| Game | Torres | Complexity | Low |
| Company | Rio Grande Games | Time | 1.5 |
| Period | Medieval | System | Abstract/Tile Laying |
| Players | 3-5 | Rating | 7 |
Torres (Towers in german) is set in a hypothetical medieval kingdom. The old magnificent Castile has been devastated by a terrible tornado with nothing but the foundation left. Each of the King's sons is given the task of building a new and even more magnificent castle within 3 years. The prince who builds the tallest and biggest castle will inherit the throne, and to ensure fairness may each prince only employ 6 of his knights to the task.
That is the story, but in reality ths very abstract game is played on a 8x8 chess board with square plastic tiles and wooden cones. The game is played in 3 rounds and the players scoring for having the biggest castles: The knight at the tallest tower multiply his level with the base area of that castle. The game begins with 8 castle pieces is already built, and each player places a knight on top of one of these pieces. The last player in the turnorder may also place the old King on one of the vacant pieces.

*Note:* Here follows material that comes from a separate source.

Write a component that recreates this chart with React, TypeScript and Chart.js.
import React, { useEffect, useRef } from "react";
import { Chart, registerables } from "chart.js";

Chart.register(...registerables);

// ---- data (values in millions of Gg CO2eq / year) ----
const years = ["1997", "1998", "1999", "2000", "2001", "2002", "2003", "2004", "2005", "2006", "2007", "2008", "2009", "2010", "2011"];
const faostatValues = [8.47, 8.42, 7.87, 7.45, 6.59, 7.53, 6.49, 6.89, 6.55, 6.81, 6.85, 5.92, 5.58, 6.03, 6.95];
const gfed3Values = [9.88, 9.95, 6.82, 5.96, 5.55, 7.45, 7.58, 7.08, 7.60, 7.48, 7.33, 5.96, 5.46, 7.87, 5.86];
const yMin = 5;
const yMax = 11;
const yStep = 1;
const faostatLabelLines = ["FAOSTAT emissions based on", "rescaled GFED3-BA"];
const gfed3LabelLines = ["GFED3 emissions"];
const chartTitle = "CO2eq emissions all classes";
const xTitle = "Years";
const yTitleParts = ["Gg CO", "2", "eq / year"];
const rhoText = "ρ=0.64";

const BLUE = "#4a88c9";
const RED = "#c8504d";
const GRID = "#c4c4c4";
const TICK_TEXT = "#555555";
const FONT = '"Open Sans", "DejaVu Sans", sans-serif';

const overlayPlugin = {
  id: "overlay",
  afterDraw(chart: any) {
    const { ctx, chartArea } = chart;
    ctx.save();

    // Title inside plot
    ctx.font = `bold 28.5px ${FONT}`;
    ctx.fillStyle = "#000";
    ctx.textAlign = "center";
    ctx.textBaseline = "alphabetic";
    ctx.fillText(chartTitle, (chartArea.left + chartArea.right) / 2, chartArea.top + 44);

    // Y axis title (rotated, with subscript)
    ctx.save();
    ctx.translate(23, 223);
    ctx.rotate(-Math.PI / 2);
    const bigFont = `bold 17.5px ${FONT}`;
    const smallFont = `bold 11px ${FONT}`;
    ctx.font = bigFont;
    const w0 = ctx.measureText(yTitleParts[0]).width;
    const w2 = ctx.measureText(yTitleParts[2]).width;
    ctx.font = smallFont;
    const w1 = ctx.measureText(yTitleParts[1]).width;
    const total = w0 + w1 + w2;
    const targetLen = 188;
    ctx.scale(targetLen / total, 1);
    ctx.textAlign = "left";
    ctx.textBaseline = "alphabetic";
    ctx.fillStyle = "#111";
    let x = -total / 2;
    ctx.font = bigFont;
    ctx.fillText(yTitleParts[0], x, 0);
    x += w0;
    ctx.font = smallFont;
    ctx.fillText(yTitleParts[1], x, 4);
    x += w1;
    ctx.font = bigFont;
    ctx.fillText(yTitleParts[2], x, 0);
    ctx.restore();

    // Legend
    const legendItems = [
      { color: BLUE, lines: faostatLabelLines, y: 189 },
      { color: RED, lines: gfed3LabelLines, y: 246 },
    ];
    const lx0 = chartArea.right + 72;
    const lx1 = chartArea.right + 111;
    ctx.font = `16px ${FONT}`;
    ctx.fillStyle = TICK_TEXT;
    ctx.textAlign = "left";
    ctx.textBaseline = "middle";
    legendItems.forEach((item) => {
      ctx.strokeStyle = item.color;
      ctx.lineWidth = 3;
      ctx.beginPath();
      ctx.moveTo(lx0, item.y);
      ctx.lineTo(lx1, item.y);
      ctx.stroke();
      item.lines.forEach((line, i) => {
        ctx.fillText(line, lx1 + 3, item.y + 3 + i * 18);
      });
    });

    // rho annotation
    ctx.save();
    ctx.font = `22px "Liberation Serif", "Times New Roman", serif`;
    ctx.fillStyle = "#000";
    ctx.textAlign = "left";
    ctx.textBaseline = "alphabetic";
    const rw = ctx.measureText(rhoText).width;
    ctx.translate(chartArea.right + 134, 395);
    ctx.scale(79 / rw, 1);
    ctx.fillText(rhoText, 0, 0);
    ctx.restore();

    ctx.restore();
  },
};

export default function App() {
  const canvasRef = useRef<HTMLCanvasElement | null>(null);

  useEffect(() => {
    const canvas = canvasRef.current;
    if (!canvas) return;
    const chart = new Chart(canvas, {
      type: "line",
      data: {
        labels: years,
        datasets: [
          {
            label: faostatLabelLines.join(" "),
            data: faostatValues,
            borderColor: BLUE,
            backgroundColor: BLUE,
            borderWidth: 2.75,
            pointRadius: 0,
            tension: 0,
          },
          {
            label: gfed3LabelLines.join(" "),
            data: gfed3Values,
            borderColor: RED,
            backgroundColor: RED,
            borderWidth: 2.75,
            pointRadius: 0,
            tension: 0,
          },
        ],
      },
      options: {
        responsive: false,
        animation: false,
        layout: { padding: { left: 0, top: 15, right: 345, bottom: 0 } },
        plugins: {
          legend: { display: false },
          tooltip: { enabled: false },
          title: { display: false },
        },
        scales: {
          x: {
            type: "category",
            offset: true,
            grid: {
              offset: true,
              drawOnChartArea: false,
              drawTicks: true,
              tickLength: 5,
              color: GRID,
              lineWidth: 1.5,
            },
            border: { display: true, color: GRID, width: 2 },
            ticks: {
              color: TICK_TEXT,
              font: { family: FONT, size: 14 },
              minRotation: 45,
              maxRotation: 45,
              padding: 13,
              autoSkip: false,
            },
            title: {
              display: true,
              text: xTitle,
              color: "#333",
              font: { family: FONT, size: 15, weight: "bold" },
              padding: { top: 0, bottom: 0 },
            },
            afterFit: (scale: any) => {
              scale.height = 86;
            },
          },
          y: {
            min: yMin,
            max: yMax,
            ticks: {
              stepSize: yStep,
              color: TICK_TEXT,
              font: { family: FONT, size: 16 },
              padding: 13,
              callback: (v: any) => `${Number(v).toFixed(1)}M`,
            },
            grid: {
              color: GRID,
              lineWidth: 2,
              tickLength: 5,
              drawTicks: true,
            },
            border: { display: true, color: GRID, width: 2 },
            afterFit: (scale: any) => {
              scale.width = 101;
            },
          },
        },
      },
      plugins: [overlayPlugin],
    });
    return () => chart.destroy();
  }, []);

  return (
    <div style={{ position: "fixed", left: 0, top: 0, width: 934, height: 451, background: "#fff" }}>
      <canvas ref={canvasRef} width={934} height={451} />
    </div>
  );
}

Each round has several phases depending on the number of players, and a randomly picked Phase card describes how many castle pieces each player receives and how these must be built into a tower (usually 4 pieces in the first and 3 in the later rounds). A player has 5 Action Points (AP) to spend per turn, which may be used to deploy a new knights, move knights, place castle pieces, or buy Action cards which will bend the rules in some way. These cards bring in a certain luck element into the game which can be removed by giving each player his own set of 8 Action cards. An interesting little feature is that the castle pieces had a gate on one side, and a knight standing next to gate may move "through" that gate and out of any other gate in the castle.